In this June 12 photo, Interior Secretary Ryan Zinke listens as President Donald Trump speaks during a Cabinet meeting in the Cabinet Room of the White House in Washington. (AP Photo/Andrew Harnik, File)

In this June 12 photo, Interior Secretary Ryan Zinke listens as President Donald Trump speaks during a Cabinet meeting in the Cabinet Room of the White House in Washington. (AP Photo/Andrew Harnik, File)

Zinke says a third of Interior’s staff is disloyal to Trump

“Huge” changes will help support Trump’s goals to widen mineral extraction on taxpayer-owned land.

  • Darryl Fears and Juliet Eilperin The Washington Post
  • Tuesday, September 26, 2017 9:56am
  • Nation-World

By Darryl Fears and Juliet Eilperin / The Washington Post

In a speech to the oil industry, Interior Secretary Ryan Zinke claimed that nearly a third of his staff is disloyal to President Trump, saying that workers in Washington are reluctant to relax regulations to permit increased mining for coal and drilling for natural gas and oil on public land.

Zinke promised a “huge” change by restructuring staff positions and possibly shifting decision-making positions in the Bureau of Land Management and the Bureau of Reclamation from Washington to points out West in the speech to the National Petroleum Council of oil and gas executives, first reported by the Associated Press.

“I got 30 percent of the crew that’s not loyal to the flag,” the news agency reported the secretary as saying. Zinke, a former Navy SEAL, fell back on military jargon to show how he intended to bring them in line, saying it’s necessary to “push the generals where the fight is.”

The speech was Zinke’s latest effort to instill fear in his staff. He told a Senate panel in June that he wanted to strip 4,000 employees from the Interior Department – about 8 percent of the full-time staff – as part of meeting Trump’s proposed budget cuts. Attrition, reassignments and buyouts would be employed to achieve his goal, Zinke said.

If that didn’t work, he said, layoffs could follow. That same month, Zinke ordered the reassignments of 50 Senior Executive Service employees, forcing many into jobs for which they had little experience and that were in different locations. At least one executive, a U.S. Fish and Wildlife director stationed in Atlanta, quit.

Interior’s Office of Inspector General is evaluating the reassignments to determine whether they violated the U.S. code, which instructs an agency’s leadership to notify affected personnel well in advance of the reassignment and give them a chance to choose a job option.

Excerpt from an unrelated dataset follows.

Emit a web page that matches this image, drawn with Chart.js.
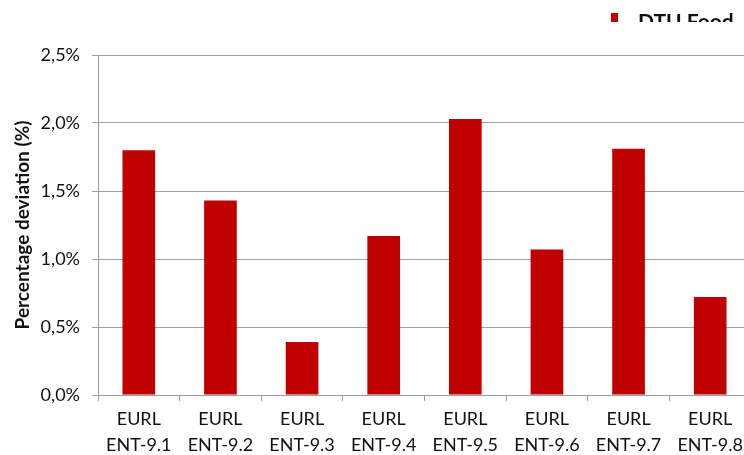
<!DOCTYPE html>
<html>
<head>
<meta charset="utf-8">
<script src="https://cdn.jsdelivr.net/npm/chart.js@4"></script>
<style>
html,body{margin:0;padding:0;background:#fff;overflow:hidden}
#wrap{width:752px;height:455px}
</style>
</head>
<body>
<div id="wrap"><canvas id="chart" width="752" height="455"></canvas></div>
<script>
const categories = [
  ["EURL","ENT-9.1"],["EURL","ENT-9.2"],["EURL","ENT-9.3"],["EURL","ENT-9.4"],
  ["EURL","ENT-9.5"],["EURL","ENT-9.6"],["EURL","ENT-9.7"],["EURL","ENT-9.8"]
]
const deviation = [1.80, 1.43, 0.39, 1.17, 2.03, 1.07, 1.81, 0.72]
const seriesName = "DTU Food"

const FONT = "Lato, 'Noto Sans', sans-serif"

/* legend is cut off at the top of the reference, draw it clipped */
const clippedLegend = {
  id:"clippedLegend",
  afterDraw(chart){
    const ctx = chart.ctx
    ctx.save()
    ctx.beginPath()
    ctx.rect(0,0,chart.width,22)
    ctx.clip()
    ctx.fillStyle = "#C00000"
    ctx.fillRect(611,13,7,12)
    ctx.fillStyle = "#111"
    ctx.font = "bold 21px " + FONT
    ctx.textBaseline = "alphabetic"
    ctx.fillText(seriesName,638,29)
    ctx.restore()
  }
}

new Chart(document.getElementById("chart"),{
  type:"bar",
  data:{
    labels:categories,
    datasets:[{
      label:seriesName,
      data:deviation,
      backgroundColor:"#C00000",
      borderWidth:0,
      barPercentage:1,
      categoryPercentage:0.4
    }]
  },
  options:{
    responsive:false,
    animation:false,
    layout:{padding:{top:55,right:1,left:0,bottom:0}},
    plugins:{legend:{display:false},tooltip:{enabled:false}},
    scales:{
      x:{
        grid:{display:true,drawOnChartArea:false,offset:true,tickLength:6,color:"#9a9a9a"},
        border:{color:"#9a9a9a"},
        ticks:{color:"#111",padding:6,maxRotation:0,autoSkip:false,font:{family:FONT,size:18,lineHeight:1.4}},
        afterFit(s){ s.height = 60 }
      },
      y:{
        min:0,max:2.5,
        grid:{color:"#a0a0a0",tickLength:6},
        border:{color:"#9a9a9a"},
        ticks:{
          stepSize:0.5,color:"#111",padding:12,
          font:{family:FONT,size:18},
          callback:v => v.toFixed(1).replace(".",",") + "%"
        },
        title:{display:true,text:"Percentage deviation (%)",color:"#111",
          font:{family:FONT,size:19,weight:"bold"},padding:{top:11,bottom:0}},
        afterFit(s){ s.width = 98 }
      }
    }
  },
  plugins:[clippedLegend]
})
</script>
</body>
</html>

Several executives said their reassignment notices arrived out of the blue with no prior discussion.

In an unrelated missive to Interior staff, Deputy Secretary David Bernhardt took the unusual step of sharing the names of executives who were dismissed after an inspector general report determined that they had engaged in poor behavior.

“I am troubled that there is not a universal sense in … Interior that those few employees who have failed to uphold … standards are appropriately being held accountable,” Bernhardt wrote in a memo Monday. “Please be assured, that I am committed to ensuring that leaders at all levels of the department are, themselves, ensuring that legally sound, measured, and decisive action is being taken.”

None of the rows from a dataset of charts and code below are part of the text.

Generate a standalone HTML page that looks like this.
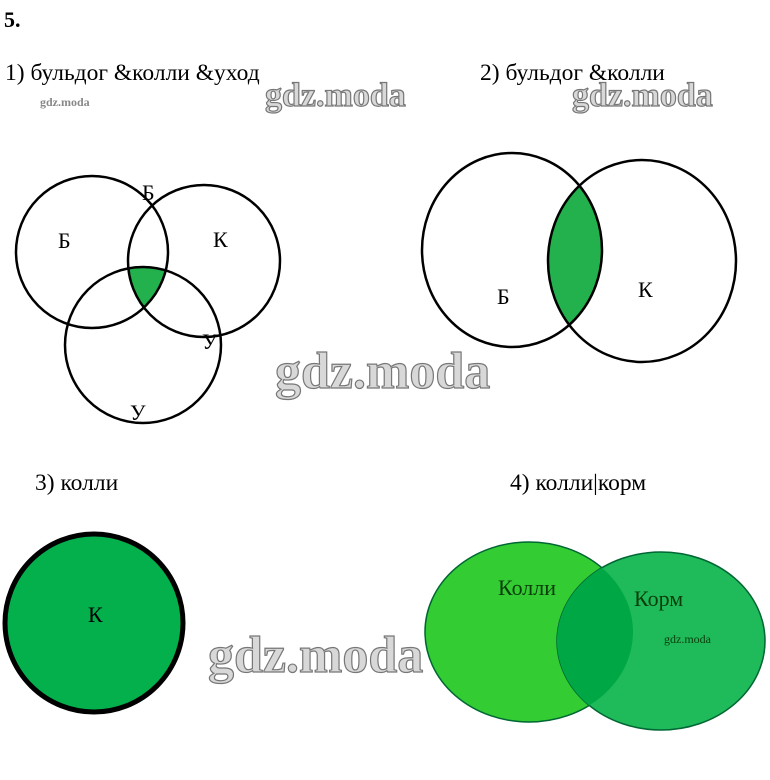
<!DOCTYPE html>
<html><head><meta charset="utf-8"><style>
body{margin:0;background:#fff;}
svg{display:block;}
text{font-family:"Liberation Serif","DejaVu Serif",serif;}
.wm{font-weight:bold;fill:#d8d8d8;stroke:#777;stroke-width:1.2;}
</style></head><body>
<svg width="770" height="780" viewBox="0 0 770 780" xmlns="http://www.w3.org/2000/svg">
<defs>
<clipPath id="cB1"><circle cx="92" cy="252" r="76"/></clipPath>
<clipPath id="cK1"><circle cx="204" cy="261" r="76"/></clipPath>
<clipPath id="cB2"><ellipse cx="512" cy="250" rx="90" ry="97"/></clipPath>
<clipPath id="cE1"><ellipse cx="529" cy="632" rx="104" ry="90"/></clipPath>
</defs>
<text x="4" y="27" font-size="22" font-weight="bold">5.</text>
<text x="5" y="80" font-size="23.5">1) бульдог &amp;колли &amp;уход</text>
<text x="480" y="80" font-size="23.5">2) бульдог &amp;колли</text>
<text x="35" y="490" font-size="23.5">3) колли</text>
<text x="510" y="490" font-size="23.5">4) колли|корм</text>

<!-- diagram 1 -->
<g clip-path="url(#cB1)"><g clip-path="url(#cK1)"><circle cx="143" cy="345" r="78" fill="#22b14c"/></g></g>
<circle cx="92" cy="252" r="76" fill="none" stroke="#000" stroke-width="2.5"/>
<circle cx="204" cy="261" r="76" fill="none" stroke="#000" stroke-width="2.5"/>
<circle cx="143" cy="345" r="78" fill="none" stroke="#000" stroke-width="2.5"/>
<text x="58" y="248" font-size="22">Б</text>
<text x="142" y="200" font-size="22">Б</text>
<text x="213" y="247" font-size="22">К</text>
<text x="202" y="349" font-size="22">У</text>
<text x="130" y="420" font-size="22">У</text>

<!-- diagram 2 -->
<g clip-path="url(#cB2)"><ellipse cx="642" cy="261" rx="94" ry="101" fill="#22b14c"/></g>
<ellipse cx="512" cy="250" rx="90" ry="97" fill="none" stroke="#000" stroke-width="2.5"/>
<ellipse cx="642" cy="261" rx="94" ry="101" fill="none" stroke="#000" stroke-width="2.5"/>
<text x="497" y="304" font-size="22">Б</text>
<text x="638" y="297" font-size="22">К</text>

<!-- diagram 3 -->
<circle cx="94" cy="623" r="89" fill="#03b04c" stroke="#000" stroke-width="5"/>
<text x="88" y="622" font-size="22">К</text>

<!-- diagram 4 -->
<ellipse cx="529" cy="632" rx="104" ry="90" fill="#33cc33" stroke="#063" stroke-width="1.5"/>
<ellipse cx="661" cy="641" rx="104" ry="89" fill="#1fba5a" stroke="#063" stroke-width="1.5"/>
<g clip-path="url(#cE1)"><ellipse cx="661" cy="641" rx="104" ry="89" fill="#00a845"/></g>
<path d="M633 632" fill="none"/>
<text x="498" y="595" font-size="22" fill="#0a3d0a">Колли</text>
<text x="634" y="606" font-size="22" fill="#0a3d0a">Корм</text>
<text x="664" y="643" font-size="12" fill="#0a3d0a">gdz.moda</text>

<!-- watermarks -->
<text class="wm" x="265" y="106" font-size="34">gdz.moda</text>
<text class="wm" x="572" y="106" font-size="34">gdz.moda</text>
<text class="wm" x="275" y="388" font-size="52">gdz.moda</text>
<text class="wm" x="208" y="672" font-size="52">gdz.moda</text>
<text x="40" y="106" font-size="12" fill="#888" font-weight="bold">gdz.moda</text>
</svg>
</body></html>
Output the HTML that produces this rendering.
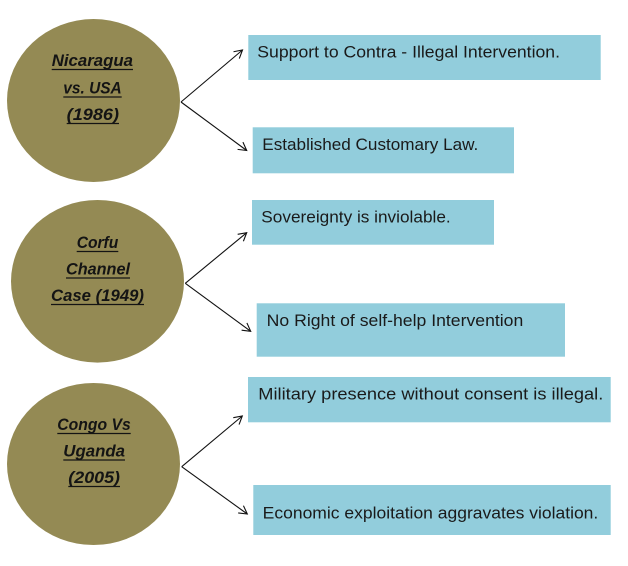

He went on to name a BLM supervisor and National Park Service ranger who were fired for “misuse of his position for personal gain” in the first case and “misuse of government equipment” in the second. “I share these examples because you need to know that your leadership is listening,” the deputy wrote. “We will hold people accountable when we are informed that they have failed in their duties and obligations.”

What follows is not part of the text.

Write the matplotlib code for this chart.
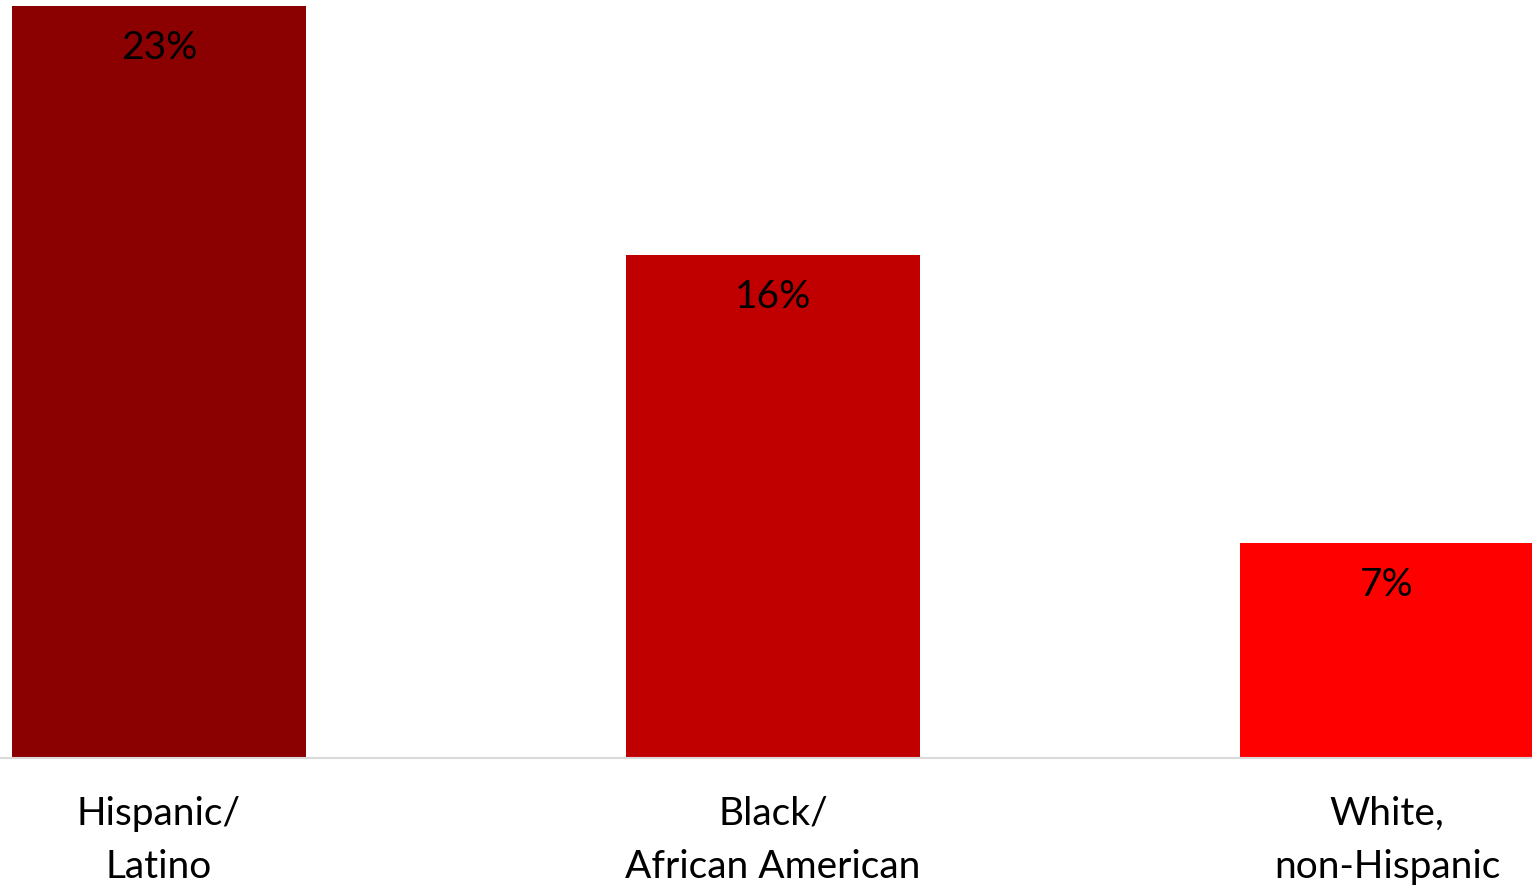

Zinke said in his speech that the changes to bring his staff in line to support Trump’s goals to widen mineral extraction on taxpayer-owned land are “going to be huge,” the AP reported. “I really can’t change the culture without changing the structure.”

Permits to drill, dig and log are protected by regulations that delay the application process. “The president wants it yesterday,” Zinke said. “We have to do it by the law.”